Secara kritis, novel ini tidak semata mengisahkan fiksi historis tentang pertemuan Shams dan Rumi, tetapi juga menunjukkan representasi ideologi Islam sebagai agama damai yang mempromosikan cinta kasih, toleransi, dan memberikan kebebasan berpikir serta bersikap. Hal itu ditunjukkan oleh empat puluh kaidah cinta yang dirumuskan oleh Shams Tabriz:

As I went through all these experiences, I began to compile a list that wasn’t written down in any book, only inscribed in my soul. This personal list I called The Basic Principles of the Itinerant Mystics of Islam. To me these were as universal, dependable, and invariable as the laws of nature. Together they constituted The Forty Rules of the Religion of Love, which could be attained through love and love only. (Shafak, 2010: 33)
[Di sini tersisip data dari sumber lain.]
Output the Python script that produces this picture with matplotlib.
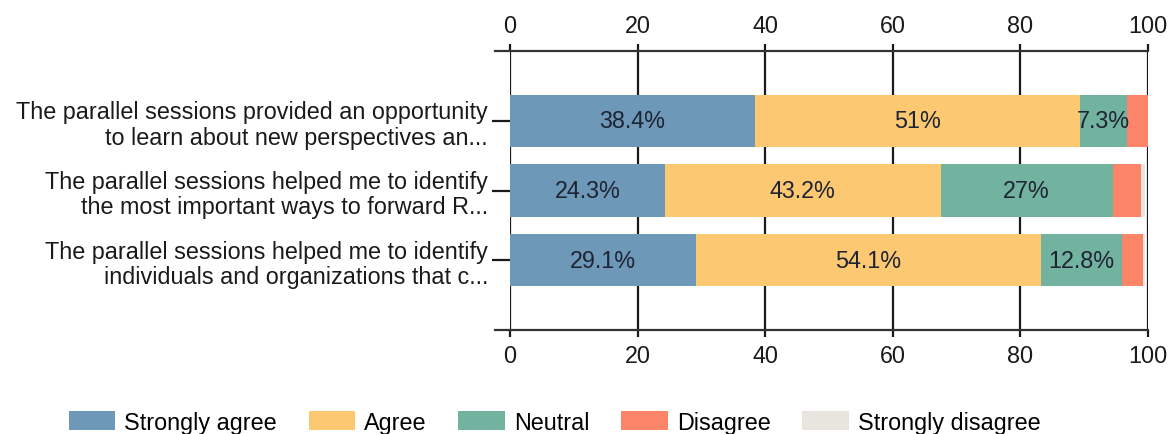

Furlanetto, dalam artikelnya yang berjudul The ‘Rumi Phenomenon’ Between Orientalism and Cosmopolitanism mengungkapkan bahwa ketika novel Shafak terbit, Rumi telah menjadi semacam budaya populer di Amerika karena banyak yang tersihir dengan pesan-pesan cinta dan toleransi dalam karya-karya Rumi sehingga buku puisi Rumi begitu laris di pasaran, bahkan isu terorisme 11/9 pun tidak bisa meredam popularitas Rumi. Meskipun ia berpendapat bahwa ada amerikanisasi dalam sosok Rumi dalam novel Shafak yang diparalelkan dengan kisah Ella dan Aziz dimana ada kesamaan pencarian teman spiritual dan transformasi spiritual, novel ini menampilkan sufisme dengan lebih universal dengan nilai-nilai moderat dan kosmopolis, tidak terbatas ruang dan waktu.

Meskipun penceritaan dalam narasi Shams dan Rumi sangat apik karena tokoh Shams diceritakan dengan perspektif banyak tokoh: baik yang mengaguminya maupun yang membencinya, narasi Ella dan Aziz memiliki kelemahan karena hanya dikisahkan dari sudut pandang Ella, tidak juga dari anak, suaminya atau bahkan Aziz. Namun, secara keseluruhan, novel ini sangat enak dinikmati, ia memberikan pemahaman dan pandangan yang lebih universal tentang Islam, yang direpresentasikan sebagai agama cinta yang universal melalui sufisme.